## Supplied information:

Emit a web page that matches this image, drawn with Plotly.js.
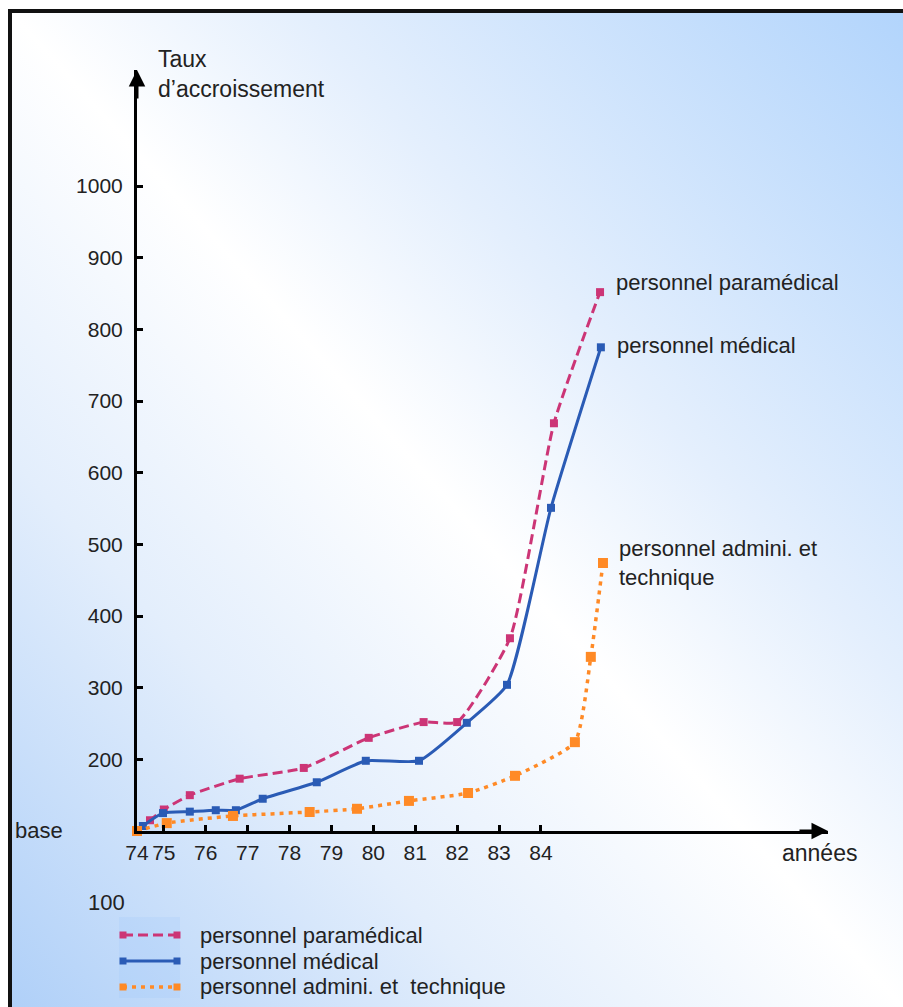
<!DOCTYPE html>
<html>
<head>
<meta charset="utf-8">
<script src="https://cdn.plot.ly/plotly-3.0.1.min.js"></script>
<style>
  html, body { margin:0; padding:0; width:903px; height:1007px; overflow:hidden; background:#ffffff; }
  #frame { position:absolute; left:8px; top:9px; width:905px; height:1010px;
    border-left:4px solid #111; border-top:4px solid #111;
    background: linear-gradient(to top right, #aecff8 0%, #e3eefc 28%, #ffffff 50%, #e4effd 66%, #b1d4fc 100%); }
  #chart { position:absolute; left:0; top:0; width:903px; height:1007px; }
</style>
</head>
<body>
<div id="frame"></div>
<div id="chart"></div>
<script>
// ---- data ----
const seriesNames = ['personnel paramédical', 'personnel médical', 'personnel admini. et  technique'];
const endLabels = ['personnel paramédical', 'personnel médical', 'personnel admini. et<br>technique'];
const seriesColors = ['#cc3576', '#2a5bb5', '#ff8a26'];

const paramedX = [74.36, 74.67, 75.0, 75.62, 76.81, 78.34, 79.89, 81.2, 82.0, 83.26, 84.31, 85.41];
const paramedY = [100, 115, 130, 150, 173, 188, 230, 252, 252, 369, 669, 852];

const medicalX = [74.36, 74.5, 74.98, 75.62, 76.24, 76.72, 77.36, 78.65, 79.82, 81.09, 82.23, 83.19, 84.24, 85.43];
const medicalY = [100, 107, 125, 127, 129, 129, 145, 168, 198, 198, 251, 304, 551, 775];

const adminX = [74.36, 75.07, 76.65, 78.48, 79.61, 80.85, 82.26, 83.38, 84.81, 85.19, 85.48];
const adminY = [100, 111, 121, 126.5, 131, 142, 153, 177, 224, 343, 474];

const xTickVals = [74.36, 75, 76, 77, 78, 79, 80, 81, 82, 83, 84];
const xTickText = ['74', '75', '76', '77', '78', '79', '80', '81', '82', '83', '84'];
const yTickVals = [200, 300, 400, 500, 600, 700, 800, 900, 1000];
const yTickText = ['200', '300', '400', '500', '600', '700', '800', '900', '1000'];

const X0 = 74.36, X1 = 90.85, Y0 = 100, Y1 = 1162;

// ---- layout helpers (pixels -> paper) ----
const W = 903, H = 1007, ML = 137, MR = 75, MT = 70, MB = 176;
const PW = W - ML - MR, PH = H - MT - MB;
const px = v => (v - ML) / PW;
const py = v => (H - MB - v) / PH;

const dashes = ['10px,5px', 'solid', '4px,5px'];
const widths = [3, 3, 3.5];
const msizes = [8, 8, 10];
const xs = [paramedX, medicalX, adminX];
const ys = [paramedY, medicalY, adminY];

const traces = xs.map((x, i) => ({
  type: 'scatter', mode: 'lines+markers', name: seriesNames[i],
  x: x, y: ys[i],
  line: { color: seriesColors[i], width: widths[i], dash: dashes[i], shape: 'spline', smoothing: 0.5 },
  marker: { symbol: 'square', size: msizes[i], color: seriesColors[i] },
  showlegend: false, cliponaxis: false
}));

const font = { family: 'Liberation Sans, Arial, sans-serif', color: '#222' };
const F = s => Object.assign({ size: s }, font);

const annotations = [];
// end labels
const yShifts = [10, 2, 0];
xs.forEach((x, i) => {
  annotations.push({
    x: x[x.length - 1], y: ys[i][ys[i].length - 1], xref: 'x', yref: 'y',
    text: endLabels[i], showarrow: false, xanchor: 'left', yanchor: 'middle', align: 'left',
    xshift: 14, yshift: yShifts[i], font: F(22)
  });
});
// axis arrows
annotations.push({ x: X1, y: Y0, xref: 'x', yref: 'y', ax: -30, ay: 0, text: '', showarrow: true,
  arrowhead: 2, arrowsize: 1.1, arrowwidth: 3, arrowcolor: '#000' });
annotations.push({ x: X0, y: Y1, xref: 'x', yref: 'y', ax: 0, ay: 30, text: '', showarrow: true,
  arrowhead: 2, arrowsize: 1.1, arrowwidth: 3, arrowcolor: '#000' });
// texts
annotations.push({ x: px(156), y: py(44), xref: 'paper', yref: 'paper', xanchor: 'left', yanchor: 'top',
  align: 'left', showarrow: false, text: 'Taux<br>d\u2019accroissement', font: F(23) });
annotations.push({ x: px(13), y: py(830), xref: 'paper', yref: 'paper', xanchor: 'left', yanchor: 'middle',
  showarrow: false, text: 'base', font: F(22) });
annotations.push({ x: px(780), y: py(853), xref: 'paper', yref: 'paper', xanchor: 'left', yanchor: 'middle',
  showarrow: false, text: 'années', font: F(23) });
annotations.push({ x: px(86), y: py(903), xref: 'paper', yref: 'paper', xanchor: 'left', yanchor: 'middle',
  showarrow: false, text: '100', font: F(22) });

// manual legend
const shapes = [];
shapes.push({ type: 'rect', xref: 'paper', yref: 'paper', x0: px(119), x1: px(180), y0: py(917), y1: py(998),
  fillcolor: 'rgba(150,195,250,0.18)', line: { width: 0 }, layer: 'below' });
const legRows = [935, 961, 987];
seriesNames.forEach((n, i) => {
  const yy = py(legRows[i]);
  shapes.push({ type: 'line', xref: 'paper', yref: 'paper', x0: px(123), x1: px(178), y0: yy, y1: yy,
    line: { color: seriesColors[i], width: widths[i], dash: dashes[i] } });
  [123, 177].forEach(cx => {
    shapes.push({ type: 'rect', xref: 'paper', yref: 'paper', x0: px(cx - 3.5), x1: px(cx + 3.5),
      y0: py(legRows[i] - 3.5), y1: py(legRows[i] + 3.5), fillcolor: seriesColors[i], line: { width: 0 } });
  });
  annotations.push({ x: px(198), y: yy, xref: 'paper', yref: 'paper', xanchor: 'left', yanchor: 'middle',
    showarrow: false, text: n, font: F(22) });
});

const layout = {
  width: W, height: H,
  margin: { l: ML, r: MR, t: MT, b: MB, pad: 0 },
  paper_bgcolor: 'rgba(0,0,0,0)', plot_bgcolor: 'rgba(0,0,0,0)',
  font: font,
  showlegend: false,
  xaxis: {
    range: [X0, X1], showgrid: false, zeroline: false,
    showline: true, linecolor: '#000', linewidth: 3,
    tickvals: xTickVals, ticktext: xTickText,
    ticks: 'inside', ticklen: 6, tickwidth: 3, tickcolor: '#000',
    ticklabelstandoff: 1,
    tickfont: F(21)
  },
  yaxis: {
    range: [Y0, Y1], showgrid: false, zeroline: false,
    showline: true, linecolor: '#000', linewidth: 3,
    tickvals: yTickVals, ticktext: yTickText,
    ticks: 'inside', ticklen: 6, tickwidth: 3, tickcolor: '#000',
    ticklabelstandoff: 7,
    tickfont: F(21)
  },
  annotations: annotations,
  shapes: shapes
};

Plotly.newPlot('chart', traces, layout, { displayModeBar: false, staticPlot: true });
</script>
</body>
</html>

## Directions for this task:
Omit each picture, then return all of the listing exactly as it stands.

## Result:
Emit a web page that matches this image, drawn with Plotly.js.
<!DOCTYPE html>
<html>
<head>
<meta charset="utf-8">
<script src="https://cdn.plot.ly/plotly-3.0.1.min.js"></script>
<style>
  html, body { margin:0; padding:0; width:903px; height:1007px; overflow:hidden; background:#ffffff; }
  #frame { position:absolute; left:8px; top:9px; width:905px; height:1010px;
    border-left:4px solid #111; border-top:4px solid #111;
    background: linear-gradient(to top right, #aecff8 0%, #e3eefc 28%, #ffffff 50%, #e4effd 66%, #b1d4fc 100%); }
  #chart { position:absolute; left:0; top:0; width:903px; height:1007px; }
</style>
</head>
<body>
<div id="frame"></div>
<div id="chart"></div>
<script>
// ---- data ----
const seriesNames = ['personnel paramédical', 'personnel médical', 'personnel admini. et  technique'];
const endLabels = ['personnel paramédical', 'personnel médical', 'personnel admini. et<br>technique'];
const seriesColors = ['#cc3576', '#2a5bb5', '#ff8a26'];

const paramedX = [74.36, 74.67, 75.0, 75.62, 76.81, 78.34, 79.89, 81.2, 82.0, 83.26, 84.31, 85.41];
const paramedY = [100, 115, 130, 150, 173, 188, 230, 252, 252, 369, 669, 852];

const medicalX = [74.36, 74.5, 74.98, 75.62, 76.24, 76.72, 77.36, 78.65, 79.82, 81.09, 82.23, 83.19, 84.24, 85.43];
const medicalY = [100, 107, 125, 127, 129, 129, 145, 168, 198, 198, 251, 304, 551, 775];

const adminX = [74.36, 75.07, 76.65, 78.48, 79.61, 80.85, 82.26, 83.38, 84.81, 85.19, 85.48];
const adminY = [100, 111, 121, 126.5, 131, 142, 153, 177, 224, 343, 474];

const xTickVals = [74.36, 75, 76, 77, 78, 79, 80, 81, 82, 83, 84];
const xTickText = ['74', '75', '76', '77', '78', '79', '80', '81', '82', '83', '84'];
const yTickVals = [200, 300, 400, 500, 600, 700, 800, 900, 1000];
const yTickText = ['200', '300', '400', '500', '600', '700', '800', '900', '1000'];

const X0 = 74.36, X1 = 90.85, Y0 = 100, Y1 = 1162;

// ---- layout helpers (pixels -> paper) ----
const W = 903, H = 1007, ML = 137, MR = 75, MT = 70, MB = 176;
const PW = W - ML - MR, PH = H - MT - MB;
const px = v => (v - ML) / PW;
const py = v => (H - MB - v) / PH;

const dashes = ['10px,5px', 'solid', '4px,5px'];
const widths = [3, 3, 3.5];
const msizes = [8, 8, 10];
const xs = [paramedX, medicalX, adminX];
const ys = [paramedY, medicalY, adminY];

const traces = xs.map((x, i) => ({
  type: 'scatter', mode: 'lines+markers', name: seriesNames[i],
  x: x, y: ys[i],
  line: { color: seriesColors[i], width: widths[i], dash: dashes[i], shape: 'spline', smoothing: 0.5 },
  marker: { symbol: 'square', size: msizes[i], color: seriesColors[i] },
  showlegend: false, cliponaxis: false
}));

const font = { family: 'Liberation Sans, Arial, sans-serif', color: '#222' };
const F = s => Object.assign({ size: s }, font);

const annotations = [];
// end labels
const yShifts = [10, 2, 0];
xs.forEach((x, i) => {
  annotations.push({
    x: x[x.length - 1], y: ys[i][ys[i].length - 1], xref: 'x', yref: 'y',
    text: endLabels[i], showarrow: false, xanchor: 'left', yanchor: 'middle', align: 'left',
    xshift: 14, yshift: yShifts[i], font: F(22)
  });
});
// axis arrows
annotations.push({ x: X1, y: Y0, xref: 'x', yref: 'y', ax: -30, ay: 0, text: '', showarrow: true,
  arrowhead: 2, arrowsize: 1.1, arrowwidth: 3, arrowcolor: '#000' });
annotations.push({ x: X0, y: Y1, xref: 'x', yref: 'y', ax: 0, ay: 30, text: '', showarrow: true,
  arrowhead: 2, arrowsize: 1.1, arrowwidth: 3, arrowcolor: '#000' });
// texts
annotations.push({ x: px(156), y: py(44), xref: 'paper', yref: 'paper', xanchor: 'left', yanchor: 'top',
  align: 'left', showarrow: false, text: 'Taux<br>d\u2019accroissement', font: F(23) });
annotations.push({ x: px(13), y: py(830), xref: 'paper', yref: 'paper', xanchor: 'left', yanchor: 'middle',
  showarrow: false, text: 'base', font: F(22) });
annotations.push({ x: px(780), y: py(853), xref: 'paper', yref: 'paper', xanchor: 'left', yanchor: 'middle',
  showarrow: false, text: 'années', font: F(23) });
annotations.push({ x: px(86), y: py(903), xref: 'paper', yref: 'paper', xanchor: 'left', yanchor: 'middle',
  showarrow: false, text: '100', font: F(22) });

// manual legend
const shapes = [];
shapes.push({ type: 'rect', xref: 'paper', yref: 'paper', x0: px(119), x1: px(180), y0: py(917), y1: py(998),
  fillcolor: 'rgba(150,195,250,0.18)', line: { width: 0 }, layer: 'below' });
const legRows = [935, 961, 987];
seriesNames.forEach((n, i) => {
  const yy = py(legRows[i]);
  shapes.push({ type: 'line', xref: 'paper', yref: 'paper', x0: px(123), x1: px(178), y0: yy, y1: yy,
    line: { color: seriesColors[i], width: widths[i], dash: dashes[i] } });
  [123, 177].forEach(cx => {
    shapes.push({ type: 'rect', xref: 'paper', yref: 'paper', x0: px(cx - 3.5), x1: px(cx + 3.5),
      y0: py(legRows[i] - 3.5), y1: py(legRows[i] + 3.5), fillcolor: seriesColors[i], line: { width: 0 } });
  });
  annotations.push({ x: px(198), y: yy, xref: 'paper', yref: 'paper', xanchor: 'left', yanchor: 'middle',
    showarrow: false, text: n, font: F(22) });
});

const layout = {
  width: W, height: H,
  margin: { l: ML, r: MR, t: MT, b: MB, pad: 0 },
  paper_bgcolor: 'rgba(0,0,0,0)', plot_bgcolor: 'rgba(0,0,0,0)',
  font: font,
  showlegend: false,
  xaxis: {
    range: [X0, X1], showgrid: false, zeroline: false,
    showline: true, linecolor: '#000', linewidth: 3,
    tickvals: xTickVals, ticktext: xTickText,
    ticks: 'inside', ticklen: 6, tickwidth: 3, tickcolor: '#000',
    ticklabelstandoff: 1,
    tickfont: F(21)
  },
  yaxis: {
    range: [Y0, Y1], showgrid: false, zeroline: false,
    showline: true, linecolor: '#000', linewidth: 3,
    tickvals: yTickVals, ticktext: yTickText,
    ticks: 'inside', ticklen: 6, tickwidth: 3, tickcolor: '#000',
    ticklabelstandoff: 7,
    tickfont: F(21)
  },
  annotations: annotations,
  shapes: shapes
};

Plotly.newPlot('chart', traces, layout, { displayModeBar: false, staticPlot: true });
</script>
</body>
</html>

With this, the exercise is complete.